— BEGIN Information supplied —

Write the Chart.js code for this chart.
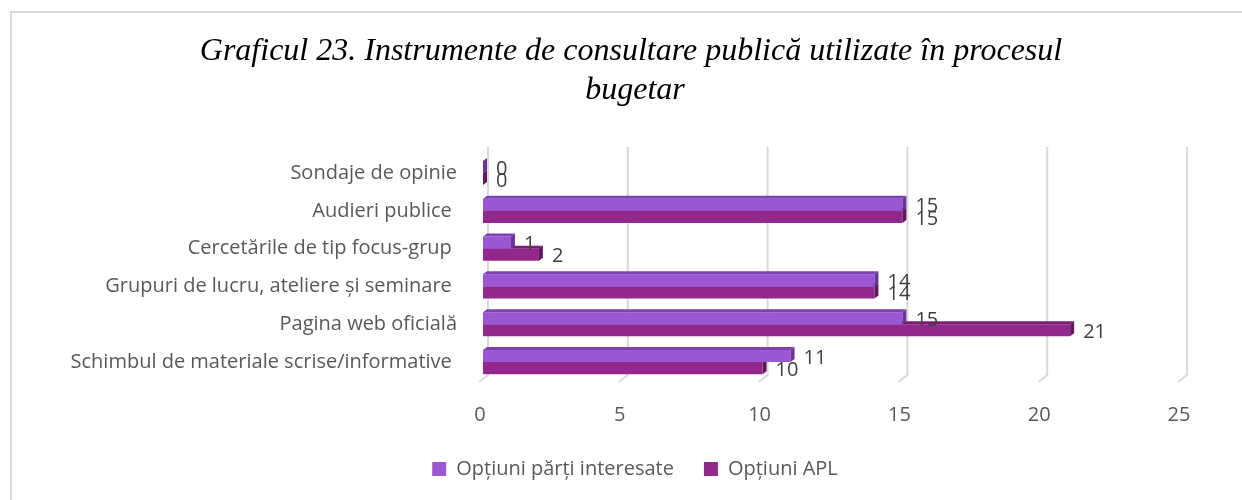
<!DOCTYPE html>
<html><head><meta charset="utf-8">
<script src="https://cdn.jsdelivr.net/npm/chart.js@4/dist/chart.umd.min.js"></script>
<style>html,body{margin:0;padding:0;background:#fff}#wrap{width:1242px;height:500px;position:relative}</style>
</head><body><div id="wrap"><canvas id="c" width="1242" height="500"></canvas></div>
<script>
const categories = ["Sondaje de opinie", "Audieri publice ", "Cercetările de tip focus-grup ", "Grupuri de lucru, ateliere și seminare ", "Pagina web oficială", "Schimbul de materiale scrise/informative "];
const seriesNames = ["Opțiuni părți interesate", "Opțiuni APL"];
const valuesParti = [0, 15, 1, 14, 15, 11];
const valuesAPL = [0, 15, 2, 14, 21, 10];
const xTicks = [0, 5, 10, 15, 20, 25];
const titleLines = ["Graficul 23. Instrumente de consultare publică utilizate în procesul ", "bugetar"];

const FONT = "'Open Sans'";
const FS = 20;
const faceColors = [
  {front: "#9B57D3", top: "#7E41B3", side: "#6A3499"},
  {front: "#92278C", top: "#7A1E74", side: "#63175E"}
];
const D = {dx: 4, dy: 3};

const framePlugin = {
  id: "frame",
  beforeDraw(chart) {
    const ctx = chart.ctx;
    ctx.save();
    ctx.fillStyle = "#fff";
    ctx.fillRect(0, 0, chart.width, chart.height);
    ctx.strokeStyle = "#d9d9d9";
    ctx.lineWidth = 2;
    ctx.beginPath();
    ctx.moveTo(11, chart.height);
    ctx.lineTo(11, 12);
    ctx.lineTo(chart.width, 12);
    ctx.stroke();
    ctx.restore();
  }
};

const gridPlugin = {
  id: "grid3d",
  beforeDatasetsDraw(chart) {
    const ctx = chart.ctx, xs = chart.scales.x, ca = chart.chartArea;
    ctx.save();
    ctx.strokeStyle = "#d9d9d9";
    ctx.lineWidth = 2;
    xTicks.forEach(v => {
      const px = xs.getPixelForValue(v);
      ctx.beginPath();
      ctx.moveTo(px + 5, ca.top - 7);
      ctx.lineTo(px + 5, ca.bottom - 6);
      ctx.lineTo(px - 4, ca.bottom + 1);
      ctx.stroke();
    });
    ctx.restore();
  }
};

const bar3dPlugin = {
  id: "bar3d",
  afterDatasetDraw(chart, args) {
    const ctx = chart.ctx;
    const meta = args.meta;
    const c = faceColors[args.index];
    ctx.save();
    meta.data.forEach(el => {
      const p = el.getProps(["x", "y", "base", "height"], true);
      const left = Math.min(p.x, p.base), right = Math.max(p.x, p.base);
      const top = p.y - p.height / 2, bottom = p.y + p.height / 2;
      ctx.fillStyle = c.top;
      ctx.beginPath();
      ctx.moveTo(left, top);
      ctx.lineTo(left + D.dx, top - D.dy);
      ctx.lineTo(right + D.dx, top - D.dy);
      ctx.lineTo(right, top);
      ctx.closePath();
      ctx.fill();
      ctx.fillStyle = c.side;
      ctx.beginPath();
      ctx.moveTo(right, top);
      ctx.lineTo(right + D.dx, top - D.dy);
      ctx.lineTo(right + D.dx, bottom - D.dy);
      ctx.lineTo(right, bottom);
      ctx.closePath();
      ctx.fill();
    });
    ctx.restore();
  }
};

const labelPlugin = {
  id: "valueLabels",
  afterDatasetsDraw(chart) {
    const ctx = chart.ctx;
    ctx.save();
    ctx.font = FS + "px " + FONT;
    ctx.fillStyle = "#404040";
    ctx.textAlign = "left";
    ctx.textBaseline = "middle";
    chart.data.datasets.forEach((ds, i) => {
      const meta = chart.getDatasetMeta(i);
      meta.data.forEach((el, j) => {
        const p = el.getProps(["x", "y"], true);
        ctx.fillText(String(ds.data[j]), p.x + 13, p.y + 2);
      });
    });
    ctx.restore();
  }
};

new Chart(document.getElementById("c"), {
  type: "bar",
  data: {
    labels: categories,
    datasets: [
      {label: seriesNames[0], data: valuesParti, backgroundColor: faceColors[0].front, xAxisID: "x", yAxisID: "y"},
      {label: seriesNames[1], data: valuesAPL, backgroundColor: faceColors[1].front, xAxisID: "x", yAxisID: "y"}
    ]
  },
  options: {
    indexAxis: "y",
    responsive: false,
    animation: false,
    devicePixelRatio: 1,
    categoryPercentage: 0.64,
    barPercentage: 1.0,
    layout: {padding: {left: 28, right: 0, top: 0, bottom: 11}},
    plugins: {
      title: {
        display: true,
        text: titleLines,
        color: "#000",
        font: {family: "Liberation Serif", style: "italic", size: 32, lineHeight: 1.22, weight: "normal"},
        padding: {top: 32, bottom: 44}
      },
      legend: {
        position: "bottom",
        labels: {boxWidth: 14, boxHeight: 14, padding: 30, color: "#595959", font: {family: FONT, size: FS}}
      },
      tooltip: {enabled: false}
    },
    scales: {
      y: {
        type: "category",
        position: "left",
        grid: {display: false, drawTicks: false},
        border: {display: false},
        ticks: {padding: 26, color: "#595959", font: {family: FONT, size: FS}},
        afterFit(s) { s.width = 455; }
      },
      y2: {
        type: "linear",
        position: "right",
        display: true,
        grid: {display: false, drawTicks: false},
        border: {display: false},
        ticks: {display: false},
        afterFit(s) { s.width = 60; }
      },
      x: {
        type: "linear",
        position: "bottom",
        min: 0,
        max: 25,
        grid: {display: false, drawTicks: false},
        border: {display: false},
        ticks: {stepSize: 5, padding: 22, labelOffset: -3, color: "#595959", font: {family: FONT, size: FS}},
        afterFit(s) { s.height = 48; }
      }
    }
  },
  plugins: [framePlugin, gridPlugin, bar3dPlugin, labelPlugin]
});
</script>
</body></html>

— END Information supplied —

Directions for this task: Reproduce each line exactly as it appears, omitting the pictures.

Task solution:
Write the Chart.js code for this chart.
<!DOCTYPE html>
<html><head><meta charset="utf-8">
<script src="https://cdn.jsdelivr.net/npm/chart.js@4/dist/chart.umd.min.js"></script>
<style>html,body{margin:0;padding:0;background:#fff}#wrap{width:1242px;height:500px;position:relative}</style>
</head><body><div id="wrap"><canvas id="c" width="1242" height="500"></canvas></div>
<script>
const categories = ["Sondaje de opinie", "Audieri publice ", "Cercetările de tip focus-grup ", "Grupuri de lucru, ateliere și seminare ", "Pagina web oficială", "Schimbul de materiale scrise/informative "];
const seriesNames = ["Opțiuni părți interesate", "Opțiuni APL"];
const valuesParti = [0, 15, 1, 14, 15, 11];
const valuesAPL = [0, 15, 2, 14, 21, 10];
const xTicks = [0, 5, 10, 15, 20, 25];
const titleLines = ["Graficul 23. Instrumente de consultare publică utilizate în procesul ", "bugetar"];

const FONT = "'Open Sans'";
const FS = 20;
const faceColors = [
  {front: "#9B57D3", top: "#7E41B3", side: "#6A3499"},
  {front: "#92278C", top: "#7A1E74", side: "#63175E"}
];
const D = {dx: 4, dy: 3};

const framePlugin = {
  id: "frame",
  beforeDraw(chart) {
    const ctx = chart.ctx;
    ctx.save();
    ctx.fillStyle = "#fff";
    ctx.fillRect(0, 0, chart.width, chart.height);
    ctx.strokeStyle = "#d9d9d9";
    ctx.lineWidth = 2;
    ctx.beginPath();
    ctx.moveTo(11, chart.height);
    ctx.lineTo(11, 12);
    ctx.lineTo(chart.width, 12);
    ctx.stroke();
    ctx.restore();
  }
};

const gridPlugin = {
  id: "grid3d",
  beforeDatasetsDraw(chart) {
    const ctx = chart.ctx, xs = chart.scales.x, ca = chart.chartArea;
    ctx.save();
    ctx.strokeStyle = "#d9d9d9";
    ctx.lineWidth = 2;
    xTicks.forEach(v => {
      const px = xs.getPixelForValue(v);
      ctx.beginPath();
      ctx.moveTo(px + 5, ca.top - 7);
      ctx.lineTo(px + 5, ca.bottom - 6);
      ctx.lineTo(px - 4, ca.bottom + 1);
      ctx.stroke();
    });
    ctx.restore();
  }
};

const bar3dPlugin = {
  id: "bar3d",
  afterDatasetDraw(chart, args) {
    const ctx = chart.ctx;
    const meta = args.meta;
    const c = faceColors[args.index];
    ctx.save();
    meta.data.forEach(el => {
      const p = el.getProps(["x", "y", "base", "height"], true);
      const left = Math.min(p.x, p.base), right = Math.max(p.x, p.base);
      const top = p.y - p.height / 2, bottom = p.y + p.height / 2;
      ctx.fillStyle = c.top;
      ctx.beginPath();
      ctx.moveTo(left, top);
      ctx.lineTo(left + D.dx, top - D.dy);
      ctx.lineTo(right + D.dx, top - D.dy);
      ctx.lineTo(right, top);
      ctx.closePath();
      ctx.fill();
      ctx.fillStyle = c.side;
      ctx.beginPath();
      ctx.moveTo(right, top);
      ctx.lineTo(right + D.dx, top - D.dy);
      ctx.lineTo(right + D.dx, bottom - D.dy);
      ctx.lineTo(right, bottom);
      ctx.closePath();
      ctx.fill();
    });
    ctx.restore();
  }
};

const labelPlugin = {
  id: "valueLabels",
  afterDatasetsDraw(chart) {
    const ctx = chart.ctx;
    ctx.save();
    ctx.font = FS + "px " + FONT;
    ctx.fillStyle = "#404040";
    ctx.textAlign = "left";
    ctx.textBaseline = "middle";
    chart.data.datasets.forEach((ds, i) => {
      const meta = chart.getDatasetMeta(i);
      meta.data.forEach((el, j) => {
        const p = el.getProps(["x", "y"], true);
        ctx.fillText(String(ds.data[j]), p.x + 13, p.y + 2);
      });
    });
    ctx.restore();
  }
};

new Chart(document.getElementById("c"), {
  type: "bar",
  data: {
    labels: categories,
    datasets: [
      {label: seriesNames[0], data: valuesParti, backgroundColor: faceColors[0].front, xAxisID: "x", yAxisID: "y"},
      {label: seriesNames[1], data: valuesAPL, backgroundColor: faceColors[1].front, xAxisID: "x", yAxisID: "y"}
    ]
  },
  options: {
    indexAxis: "y",
    responsive: false,
    animation: false,
    devicePixelRatio: 1,
    categoryPercentage: 0.64,
    barPercentage: 1.0,
    layout: {padding: {left: 28, right: 0, top: 0, bottom: 11}},
    plugins: {
      title: {
        display: true,
        text: titleLines,
        color: "#000",
        font: {family: "Liberation Serif", style: "italic", size: 32, lineHeight: 1.22, weight: "normal"},
        padding: {top: 32, bottom: 44}
      },
      legend: {
        position: "bottom",
        labels: {boxWidth: 14, boxHeight: 14, padding: 30, color: "#595959", font: {family: FONT, size: FS}}
      },
      tooltip: {enabled: false}
    },
    scales: {
      y: {
        type: "category",
        position: "left",
        grid: {display: false, drawTicks: false},
        border: {display: false},
        ticks: {padding: 26, color: "#595959", font: {family: FONT, size: FS}},
        afterFit(s) { s.width = 455; }
      },
      y2: {
        type: "linear",
        position: "right",
        display: true,
        grid: {display: false, drawTicks: false},
        border: {display: false},
        ticks: {display: false},
        afterFit(s) { s.width = 60; }
      },
      x: {
        type: "linear",
        position: "bottom",
        min: 0,
        max: 25,
        grid: {display: false, drawTicks: false},
        border: {display: false},
        ticks: {stepSize: 5, padding: 22, labelOffset: -3, color: "#595959", font: {family: FONT, size: FS}},
        afterFit(s) { s.height = 48; }
      }
    }
  },
  plugins: [framePlugin, gridPlugin, bar3dPlugin, labelPlugin]
});
</script>
</body></html>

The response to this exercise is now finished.